Does anonymizing matter for Inventory records

  • E.g. notes (drop administrative notes, and all notes with private information - this need to be spec’ed out in our documentation),

  • local tags, digital book plate information, donor information (can be dropped)

    • This working group should provide the guidelines for this. Shelley asks - where the tool need to be flexible.

  • donor or bookplate data in MARC tags? Or other inventory record fields?

    • yes

  • any donor info at all?

Will come back to the following topics at next meeting:

  • are circulation rules supposed to be anonymized? We will come back to that topic next time.

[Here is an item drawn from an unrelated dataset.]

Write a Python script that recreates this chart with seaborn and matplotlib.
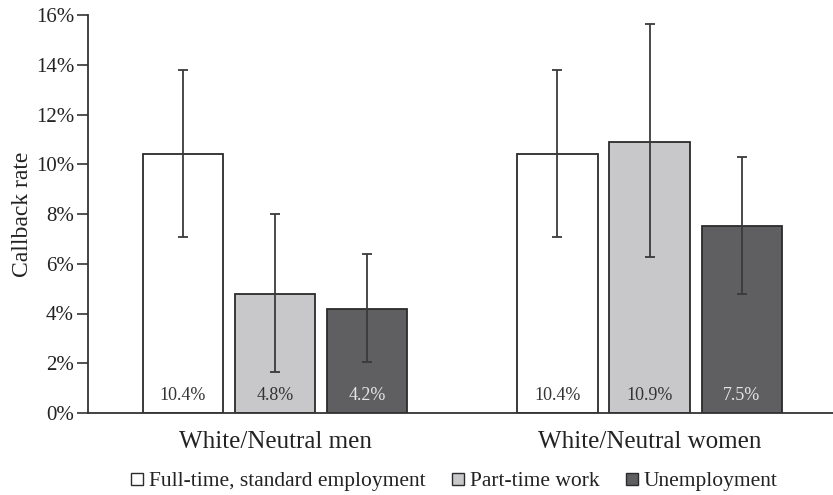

    • In FOLIO Snapshot the circ rules should be minimal

  • FOLIO Snapshot is being build every 24 hours. So the sample data must adhere to that, when adding talking about loan patterns, how do we ensure that open loans adhere to the circ rules for testing things like bills, notices, aging to lost, etc.?

 

Lee’s group will be tied up in Ramsons and Sunflower work.

Lee suggests to focus on one area; e.g. Patron and usergroups data. Can use a tool to fake data (names, phone numbers, addresses - all PII data).

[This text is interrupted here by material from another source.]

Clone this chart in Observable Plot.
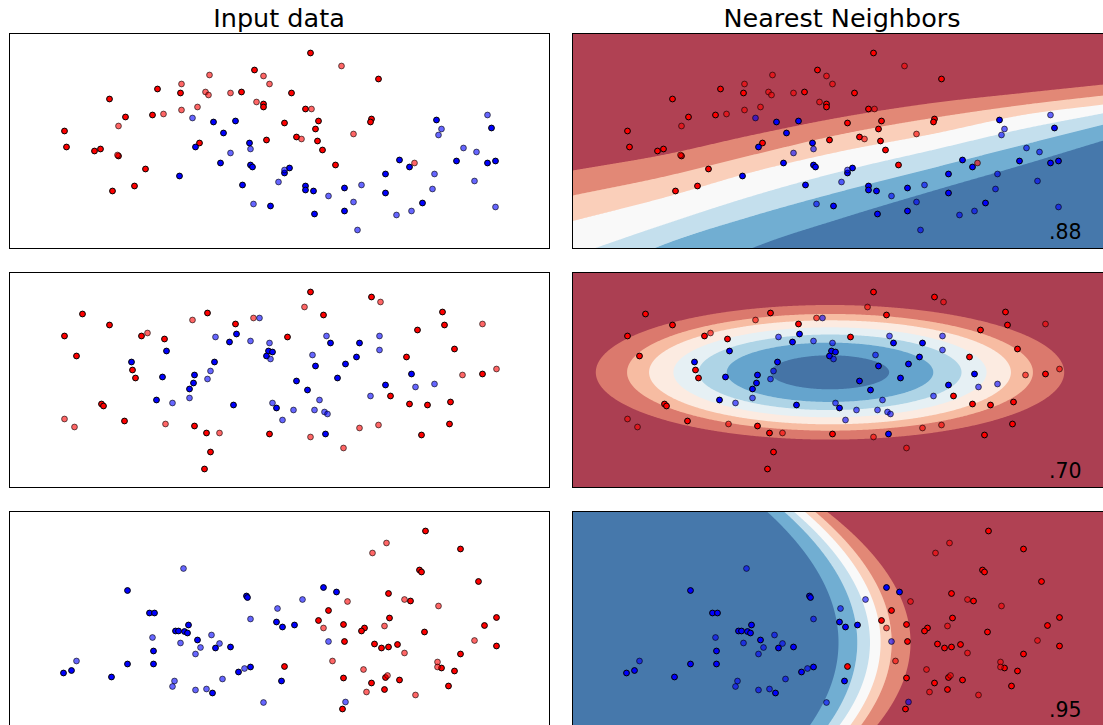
<!DOCTYPE html>
<html>
<head>
<meta charset="utf-8">
<script src="https://cdn.jsdelivr.net/npm/d3@7"></script>
<script src="https://cdn.jsdelivr.net/npm/@observablehq/plot@0.6"></script>
<style>
  body { margin: 0; background: #fff; }
  #chart { position: relative; width: 1103px; height: 725px; overflow: hidden; font-family: "DejaVu Sans", sans-serif; }
  .title { position: absolute; top: 5.5px; font-size: 25.5px; line-height: 25.5px; white-space: nowrap; transform: translateX(-50%); color: #000; }
  #chart svg { position: absolute; }
</style>
</head>
<body>
<div id="chart"></div>
<script>
// ---------------- data ----------------
const columnTitles = ["Input data", "Nearest Neighbors"];
const scores = [".88", ".70", ".95"];

// Dataset 1 (moons)
const moonsRedTrain = [[-0.25,0.71],[-1.22,0.52],[-0.99,0.48],[-0.38,0.49],[-1.70,0.42],[-0.16,0.37],[-0.16,0.34],[-1.27,0.26],[-1.54,0.24],[0.05,0.18],[-2.15,0.10],[-2.13,-0.06],[-1.85,-0.10],[-1.79,-0.08],[-0.80,-0.02],[-0.13,0.01],[-1.61,-0.15],[-1.34,-0.28],[-1.45,-0.45],[-1.67,-0.50],[0.31,0.88],[0.99,0.62],[0.12,0.48],[0.26,0.32],[0.39,0.20],[0.36,0.12],[0.17,0.04],[0.38,0.00],[0.43,-0.09],[0.92,0.22],[0.91,0.19],[0.56,-0.24]];
const moonsRedTest = [[-0.16,0.65],[-0.10,0.57],[-0.70,0.66],[-0.98,0.57],[-0.74,0.49],[-0.71,0.46],[-0.49,0.48],[-0.23,0.39],[-0.82,0.34],[-0.98,0.31],[-1.16,0.27],[-1.61,0.15],[-1.62,-0.14],[0.62,0.75],[0.32,0.32],[0.22,0.02],[0.74,0.07],[1.35,-0.22]];
const moonsBlueTrain = [[-0.66,0.19],[-0.44,0.20],[-0.56,0.08],[-0.84,-0.06],[-0.30,-0.02],[-0.59,-0.22],[-0.29,-0.24],[-0.27,-0.26],[-1.00,-0.35],[-0.37,-0.44],[-0.09,-0.65],[0.10,-0.27],[0.05,-0.32],[0.26,-0.45],[0.26,-0.49],[0.34,-0.50],[0.65,-0.47],[0.35,-0.73],[0.65,-0.70],[1.06,-0.33],[1.06,-0.52],[1.20,-0.19],[1.30,-0.26],[1.43,-0.62],[1.57,0.21],[1.77,-0.20],[2.12,0.13],[2.08,-0.22],[2.16,-0.20]];
const moonsBlueTest = [[-0.87,0.23],[-0.29,-0.08],[-0.49,-0.12],[-0.01,-0.41],[-0.26,-0.63],[0.05,-0.29],[0.49,-0.55],[0.82,-0.44],[0.74,-0.61],[0.78,-0.89],[1.17,-0.74],[1.32,-0.70],[1.55,-0.33],[1.53,-0.48],[1.62,0.12],[1.59,0.06],[1.84,-0.07],[1.97,-0.11],[1.95,-0.40],[2.08,0.26],[2.16,-0.66]];

// Dataset 2 (circles)
const circlesRedTrain = [[-1.97,0.66],[-1.70,0.55],[-2.15,0.44],[-2.03,0.24],[-1.38,0.44],[-1.15,0.41],[-0.72,0.67],[-0.44,0.56],[0.08,0.43],[-1.47,0.10],[-1.44,0.02],[-1.78,-0.24],[-1.76,-0.26],[-1.55,-0.41],[-0.85,-0.46],[-0.73,-0.53],[-0.69,-0.72],[-0.75,-0.89],[-0.10,-0.54],[0.31,0.88],[0.44,0.65],[0.92,0.83],[1.11,-0.16],[1.27,0.23],[1.38,0.50],[1.63,0.68],[1.65,0.55],[1.75,0.31],[2.03,0.06],[1.30,-0.24],[1.48,-0.25],[1.71,-0.22],[1.70,-0.44],[1.42,-0.55]];
const circlesRedTest = [[-1.32,0.47],[-0.87,0.60],[-0.26,0.62],[-2.15,-0.39],[-2.05,-0.47],[-1.14,-0.44],[-0.60,-0.53],[0.25,0.73],[1.01,0.78],[0.31,-0.57],[0.64,-0.68],[0.80,-0.48],[0.99,-0.45],[2.03,0.56],[1.83,0.05],[2.17,0.11]];
const circlesBlueTrain = [[-0.43,0.46],[-0.50,0.38],[-0.11,0.29],[-0.07,0.28],[-0.13,0.24],[-1.13,0.29],[-1.48,0.18],[-1.17,0.03],[-0.65,0.18],[-0.85,0.05],[-0.86,-0.03],[-0.90,-0.09],[-1.23,-0.20],[-0.46,-0.25],[-0.03,-0.28],[0.51,0.37],[0.80,0.37],[0.36,0.14],[0.77,0.23],[0.66,0.16],[0.58,0.02],[0.17,-0.01],[0.28,-0.10],[0.46,-0.54],[1.06,-0.05],[1.32,0.06]];
const circlesBlueTest = [[-0.20,0.62],[-0.64,0.43],[-0.29,0.39],[-0.10,0.37],[-0.09,0.21],[-0.69,0.09],[-0.72,0.01],[-0.90,-0.18],[-1.07,-0.23],[-0.07,-0.23],[0.03,-0.40],[0.47,0.44],[1.00,0.44],[1.00,0.30],[0.33,0.25],[0.40,-0.20],[0.14,-0.30],[0.35,-0.30],[0.45,-0.32],[0.48,-0.34],[0.91,-0.16],[1.36,-0.07],[1.55,-0.04]];

// Dataset 3 (linearly separable)
const linearRedTrain = [[0.05,-0.475],[1.46,0.88],[1.81,0.70],[1.40,0.49],[1.42,0.47],[1.99,0.375],[1.09,0.255],[1.31,0.18],[0.49,0.085],[0.39,-0.015],[0.64,-0.055],[1.10,0.01],[0.85,-0.09],[0.82,-0.12],[1.45,-0.13],[2.05,-0.065],[2.17,0.015],[0.65,-0.225],[0.95,-0.25],[1.02,-0.29],[1.09,-0.28],[1.18,-0.255],[0.64,-0.59],[0.92,-0.64],[1.06,-0.585],[1.05,-0.705],[1.20,-0.61],[1.62,-0.49],[1.75,-0.52],[1.69,-0.67],[1.81,-0.35],[2.17,-0.27],[0.63,-0.90]];
const linearRedTest = [[1.07,0.76],[0.93,0.66],[0.68,0.175],[1.25,0.195],[1.59,0.13],[0.44,-0.09],[1.05,-0.07],[1.25,-0.34],[0.53,-0.42],[0.84,-0.505],[0.87,-0.73],[1.08,-0.565],[1.36,-0.76],[1.58,-0.43],[1.58,-0.48],[1.95,-0.215]];
const linearBlueTrain = [[-1.52,0.285],[-1.30,0.06],[-1.25,0.06],[-0.33,0.23],[-0.32,0.215],[-0.03,-0.03],[0.03,-0.08],[-0.91,-0.06],[-1.04,-0.12],[-1.01,-0.12],[-0.95,-0.125],[-0.92,-0.14],[-0.82,-0.21],[-0.64,-0.29],[-0.49,-0.28],[-1.26,-0.32],[-2.16,-0.54],[-2.08,-0.515],[-1.68,-0.58],[-1.52,-0.45],[-1.26,-0.45],[-0.67,-0.74],[-0.41,-0.53],[-0.29,-0.48],[0.02,-0.62],[0.44,0.315],[0.57,0.27],[0.15,-0.06]];
const linearBlueTest = [[-0.96,0.505],[-0.02,0.105],[-0.29,0.00],[-1.27,-0.185],[-0.99,-0.24],[-0.68,-0.16],[-0.79,-0.285],[-0.84,-0.35],[-0.60,-0.245],[-2.03,-0.42],[-1.05,-0.62],[-1.07,-0.675],[-0.84,-0.71],[-0.73,-0.70],[-0.57,-0.60],[-0.35,-0.495],[-0.16,-0.835],[0.23,0.195],[0.49,-0.225],[0.66,-0.83]];

// Decision-surface band edges
// moons: y of each band edge (red side first) sampled at these x
const moonsEdgeX = [-2.7, -1.8, -0.9, 0, 0.9, 1.8, 2.61];
const moonsEdges = [
  [-0.295, -0.14, 0.06, 0.24, 0.38, 0.48, 0.565],
  [-0.545, -0.36, -0.14, 0.07, 0.23, 0.36, 0.455],
  [-0.80, -0.57, -0.31, -0.10, 0.07, 0.26, 0.365],
  [-1.15, -0.84, -0.55, -0.30, -0.09, 0.12, 0.278],
  [-1.45, -1.04, -0.75, -0.50, -0.27, -0.04, 0.165],
  [-2.0, -1.5, -1.07, -0.77, -0.50, -0.24, 0.005]
];
// circles: concentric ellipses (outer first), semi-minor axes
const circlesCenter = [-0.125, 0.077];
const circlesAspect = 3.48;
const circlesRadii = [0.673, 0.583, 0.52, 0.45, 0.378, 0.297, 0.17];
// linear: parabolic edges (red side first), vertex x and curvature
const linearVertexY = -0.235;
const linearVertexX = [0.68, 0.491, 0.381, 0.275, 0.148, -0.04];
const linearCurv = [0.488, 0.447, 0.443, 0.445, 0.427, 0.417];

// ---------------- styles ----------------
const PALETTE_7 = ["#B04153", "#E28876", "#FACFBA", "#F9F9F9", "#C4DFED", "#71AED2", "#4678AB"];
const PALETTE_8 = ["#AB3F52", "#DB796D", "#F7BCA2", "#FCEBE1", "#E6F0F4", "#AED4E6", "#65A4CD", "#4574A6"];
const RED = "#ff0000", BLUE = "#0000ff";
const DOT_R = 2.9;
const Y_DOMAIN = [-1.075, 1.075];
const X_LEFT = [-2.70, 2.70];
const X_RIGHT = [-2.70, 2.61];
const ROW_TOPS = [33, 272, 511];
const PANEL_H = 215;
const LEFT_X0 = 9, LEFT_W = 540;
const RIGHT_X0 = 572, RIGHT_W = 531;

// ---------------- helpers ----------------
function spline(xs, ys, x) {
  const n = xs.length;
  if (x <= xs[0]) x = xs[0];
  if (x >= xs[n - 1]) x = xs[n - 1];
  let i = 0;
  while (i < n - 2 && x > xs[i + 1]) i++;
  const tan = (k) => k === 0 ? (ys[1] - ys[0]) / (xs[1] - xs[0])
    : k === n - 1 ? (ys[n - 1] - ys[n - 2]) / (xs[n - 1] - xs[n - 2])
    : (ys[k + 1] - ys[k - 1]) / (xs[k + 1] - xs[k - 1]);
  const h = xs[i + 1] - xs[i];
  const t = (x - xs[i]) / h, t2 = t * t, t3 = t2 * t;
  return (2 * t3 - 3 * t2 + 1) * ys[i] + (t3 - 2 * t2 + t) * h * tan(i)
    + (-2 * t3 + 3 * t2) * ys[i + 1] + (t3 - t2) * h * tan(i + 1);
}
// continuous band index: crosses k exactly at edge P[k-1] (P ascending)
function bandValue(t, P) {
  const n = P.length;
  let v;
  if (t <= P[0]) v = 1 - (P[0] - t) / (P[1] - P[0]);
  else if (t >= P[n - 1]) v = n + (t - P[n - 1]) / (P[n - 1] - P[n - 2]);
  else {
    let i = 0;
    while (t > P[i + 1]) i++;
    v = 1 + i + (t - P[i]) / (P[i + 1] - P[i]);
  }
  return Math.max(0, Math.min(n + 1, v));
}

const datasets = [
  {
    redTrain: moonsRedTrain, redTest: moonsRedTest, blueTrain: moonsBlueTrain, blueTest: moonsBlueTest,
    palette: PALETTE_7, score: scores[0],
    field: (x, y) => bandValue(-y, moonsEdges.map((e) => -spline(moonsEdgeX, e, x)))
  },
  {
    redTrain: circlesRedTrain, redTest: circlesRedTest, blueTrain: circlesBlueTrain, blueTest: circlesBlueTest,
    palette: PALETTE_8, score: scores[1],
    field: (x, y) => bandValue(-Math.hypot((x - circlesCenter[0]) / circlesAspect, y - circlesCenter[1]), circlesRadii.map((r) => -r))
  },
  {
    redTrain: linearRedTrain, redTest: linearRedTest, blueTrain: linearBlueTrain, blueTest: linearBlueTest,
    palette: PALETTE_7, score: scores[2],
    field: (x, y) => bandValue(-x, linearVertexX.map((xv, i) => -(xv - linearCurv[i] * (y - linearVertexY) ** 2)))
  }
];

function dotMarks(ds) {
  const acc = {x: (d) => d[0], y: (d) => d[1], r: DOT_R, stroke: "#000", strokeWidth: 1};
  return [
    Plot.dot(ds.redTrain, {...acc, fill: RED}),
    Plot.dot(ds.blueTrain, {...acc, fill: BLUE}),
    Plot.dot(ds.redTest, {...acc, fill: RED, fillOpacity: 0.6, strokeOpacity: 0.6}),
    Plot.dot(ds.blueTest, {...acc, fill: BLUE, fillOpacity: 0.6, strokeOpacity: 0.6})
  ];
}

function panel(ds, withSurface) {
  const width = withSurface ? RIGHT_W : LEFT_W;
  const xDomain = withSurface ? X_RIGHT : X_LEFT;
  const marks = [];
  if (withSurface) {
    marks.push(Plot.frame({fill: ds.palette[0]}));
    marks.push(Plot.contour({
      value: ds.field, fill: "value", stroke: "none",
      x1: xDomain[0], x2: xDomain[1], y1: Y_DOMAIN[0], y2: Y_DOMAIN[1],
      thresholds: d3.range(1, ds.palette.length), pixelSize: 1
    }));
  }
  marks.push(...dotMarks(ds));
  marks.push(Plot.frame({stroke: "#000", strokeWidth: 1}));
  if (withSurface) {
    marks.push(Plot.text([ds.score], {
      text: (d) => d, frameAnchor: "bottom-right", textAnchor: "end", lineAnchor: "bottom",
      dx: -22, dy: -10, fontSize: 20.5, fill: "#000"
    }));
  }
  return Plot.plot({
    width: width + 2, height: PANEL_H + 2, margin: 1,
    x: {domain: xDomain, axis: null},
    y: {domain: Y_DOMAIN, axis: null},
    color: withSurface ? {type: "threshold", domain: d3.range(1, ds.palette.length), range: ds.palette} : undefined,
    style: {fontFamily: "DejaVu Sans, sans-serif", background: "transparent", overflow: "visible"},
    marks
  });
}

const chart = document.getElementById("chart");
columnTitles.forEach((t, i) => {
  const div = document.createElement("div");
  div.className = "title";
  div.textContent = t;
  div.style.left = (i === 0 ? LEFT_X0 + LEFT_W / 2 : RIGHT_X0 + LEFT_W / 2) + "px";
  chart.appendChild(div);
});
datasets.forEach((ds, row) => {
  [false, true].forEach((withSurface) => {
    const svg = panel(ds, withSurface);
    svg.style.left = ((withSurface ? RIGHT_X0 : LEFT_X0) - 1) + "px";
    svg.style.top = (ROW_TOPS[row] - 1) + "px";
    chart.appendChild(svg);
  });
});
</script>
</body>
</html>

Shelley is working on this in Phython. Shelley has put together a wiki page to gather requirements for anonymization - https://folio-org.atlassian.net/wiki/x/BQA4K . Shelley has pulled out all reference data. Tod mentioned that maybe Chicago could contribute with a Phyton developer too. Will come back to this in the new year.

Shelley would need to have the technical requirements written up. Will start with the document provided by Lee and his project on the POC.

 

Golden copy has ~8-9 Million instances.

Contributing institutions will need to stand up a second test environment.

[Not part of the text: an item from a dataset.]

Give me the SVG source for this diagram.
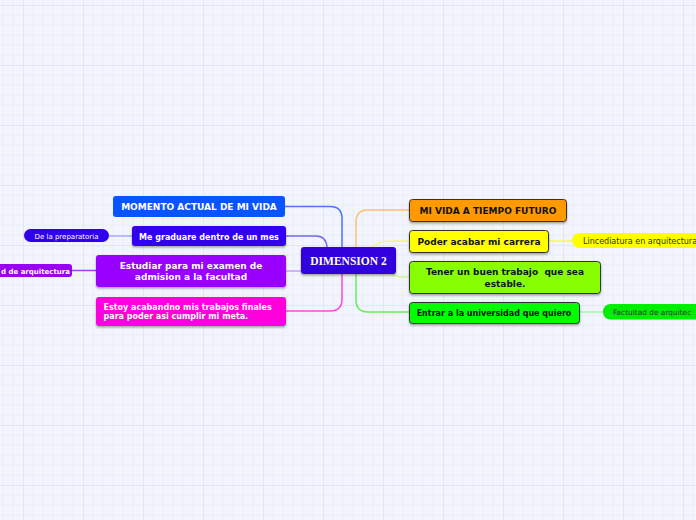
<svg xmlns="http://www.w3.org/2000/svg" width="696" height="520" viewBox="0 0 696 520">
<defs>
<pattern id="grid" x="23" y="5" width="60" height="60" patternUnits="userSpaceOnUse">
<path d="M10 0V60M20 0V60M30 0V60M40 0V60M50 0V60M0 10H60M0 20H60M0 30H60M0 40H60M0 50H60" stroke="#e9ecf7" stroke-width="1" fill="none"/>
<path d="M0.5 0V60M0 0.5H60" stroke="#e1e6f2" stroke-width="1" fill="none"/>
</pattern>
<filter id="sh" x="-10%" y="-20%" width="120%" height="160%">
<feDropShadow dx="0" dy="1.5" stdDeviation="1" flood-color="#000" flood-opacity="0.35"/>
</filter>
</defs>
<style>
.t{font-family:"DejaVu Sans",Verdana,sans-serif;font-weight:bold;font-size:9px;}
.s8{font-size:8px;}
.w{fill:#fff;}
.k{fill:#111;}
.c{text-anchor:middle;}
.p{font-family:"DejaVu Sans",Verdana,sans-serif;font-size:7px;}
.bd{stroke:#333;stroke-width:1;}
.ln{fill:none;stroke-width:1.5;}
</style>
<rect width="696" height="520" fill="#f2f5fd"/>
<rect width="696" height="520" fill="url(#grid)"/>

<g id="connectors">
<path class="ln" d="M285 206.5H330Q342 206.5 342 218.5V247" stroke="#4f72ff"/>
<path class="ln" d="M286 236H316Q326 236 327 247" stroke="#7564f4"/>
<path class="ln" d="M286 271H301" stroke="#c99cf5"/>
<path class="ln" d="M286 311H330Q342 311 342 299V274" stroke="#ff45e6"/>
<path class="ln" d="M356 247V222Q356 210 368 210H409" stroke="#ffc070"/>
<path class="ln" d="M372 247Q378 241 392 241H409" stroke="#f4f48a"/>
<path class="ln" d="M392 274Q396 277 404 277H409" stroke="#c8f59c"/>
<path class="ln" d="M356 274V300Q356 312 368 312H409" stroke="#66f05a"/>
<path class="ln" d="M548 241H572" stroke="#f4f46a"/>
<path class="ln" d="M579 312H603" stroke="#a6f5a6"/>
<path class="ln" d="M132 236H109" stroke="#a8a8f5"/>
<path class="ln" d="M96 270.5H72" stroke="#a23cf0"/>
</g>

<g id="center">
<rect x="301" y="247" width="95" height="27" rx="3" fill="#3300dd" filter="url(#sh)"/>
<text x="348.5" y="264.5" class="c w" style="font-family:'Liberation Serif','Times New Roman',serif;font-weight:bold;font-size:11.5px">DIMENSION 2</text>
</g>

<g id="momento">
<rect x="113" y="196" width="172" height="21" rx="3" fill="#0855ff"/>
<text x="199" y="210" class="t w c">MOMENTO ACTUAL DE MI VIDA</text>
</g>

<g id="graduare">
<rect x="132" y="226" width="154" height="20" rx="3" fill="#3300ee" filter="url(#sh)"/>
<text x="209" y="239.5" class="t s8 w c">Me graduare dentro de un mes</text>
</g>

<g id="preparatoria">
<rect x="24" y="229" width="85" height="13" rx="6.5" fill="#3000ee"/>
<text x="66.5" y="238.5" class="p w c">De la preparatoria</text>
</g>

<g id="estudiar">
<rect x="96" y="255" width="190" height="32" rx="3" fill="#9900ff" filter="url(#sh)"/>
<text x="191" y="269" class="t w c">Estudiar para mi examen de</text>
<text x="191" y="280" class="t w c">admision a la facultad</text>
</g>

<g id="facultad-left">
<rect x="-40" y="264" width="112" height="13" rx="3" fill="#9900ee"/>
<text x="1" y="273.5" class="p w" style="font-weight:bold">d de arquitectura</text>
</g>

<g id="estoy">
<rect x="96" y="297" width="190" height="29" rx="3" fill="#ff00dd" filter="url(#sh)"/>
<text x="103.5" y="310" class="t s8 w">Estoy acabandno mis trabajos finales</text>
<text x="103.5" y="319" class="t s8 w">para poder asi cumplir mi meta.</text>
</g>

<g id="futuro">
<rect x="409.5" y="199.5" width="157" height="22" rx="3" fill="#ff9900" class="bd" filter="url(#sh)"/>
<text x="488" y="214" class="t k c">MI VIDA A TIEMPO FUTURO</text>
</g>

<g id="carrera">
<rect x="409.5" y="230.5" width="139" height="22" rx="3" fill="#ffff00" class="bd" filter="url(#sh)"/>
<text x="479" y="244.5" class="t k c">Poder acabar mi carrera</text>
</g>

<g id="lincediatura">
<rect x="572" y="233" width="140" height="15" rx="7.5" fill="#ffff00"/>
<text x="583" y="243.5" class="p" style="fill:#333;font-size:8px">Lincediatura en arquitectura</text>
</g>

<g id="trabajo">
<rect x="409.5" y="261.5" width="191" height="32" rx="3" fill="#88ff00" class="bd" filter="url(#sh)"/>
<text x="505" y="275" class="t k c" xml:space="preserve">Tener un buen trabajo  que sea</text>
<text x="505" y="286.5" class="t k c">estable.</text>
</g>

<g id="universidad">
<rect x="409.5" y="302.5" width="170" height="21" rx="3" fill="#00ff00" class="bd" filter="url(#sh)"/>
<text x="494" y="316" class="t s8 k c">Entrar a la universidad que quiero</text>
</g>

<g id="factultad">
<rect x="603" y="304" width="140" height="15.5" rx="7.5" fill="#00ee00"/>
<text x="613" y="315" class="p" style="fill:#333;font-size:7.4px">Factultad de arquitec</text>
</g>
</svg>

Shelley asked about the tenant, and the tenant IDs? Is the reference environment to be a multi tenant environment - Chicago, Stanford, MSU. The current Bugfest environment is a single tenant environment.

Tod pointed out that data from all three institutions would cause inconsistency in the use of reference data. Tod thinks specifically on locations; but also the use of item material types.

Shelley asked if multi tenant environment would mean that each institutions had their own reference data.

Will a solution be to have multiple stand alone environments (A, B, and C)? Yogesh confirmed. Merging data would be phase 2.

 

Review timeline document

  • Draft - timeline document - Now work can get started.

 

Other topics

Lee will be out on vacation - starting as of 1/9/2025. Back on 1/17/2025.

Autumn will be absent next Tuesday too.

Next meeting will be 1/21/2025 at noon (EDT) 6:00 pm CET.

 

 Action items

@Charlotte Whitt is on the heels of the DevOps to get the work for the Q environment build: https://folio-quesnelia.dev.folio.org/ (right now this link does not work). The ticket in Jira is: FOLIO-4071 Create Quesnelia reference environment. Latest comments is from 12/10/2024
@Yogesh Kumar will update the Golden copy (Bugfest) track in the Timeline doc
@Charlotte Whitt will update the FOLIO Snapshot track in the Timeline doc
@Lee Braginsky will update the track for Scripts to anonymize data set.
@Autumn Faulkner- We need to finalize the Google Doc with the revised version of the letter to be brought to the
@Lee Braginsky will publicize developers' requirements in the #folio-implementers slack channel.
@Charlotte Whitt will add to the agenda for next time 1/7/2025 the talk on anonymization of circulation rules and loan data

 Decisions

Lee, Yogesh, Shelley will inform the working group on the talk and progress on developing the anonymization tool. Lee, Yogesh, Shelley, and Noah meets every Monday.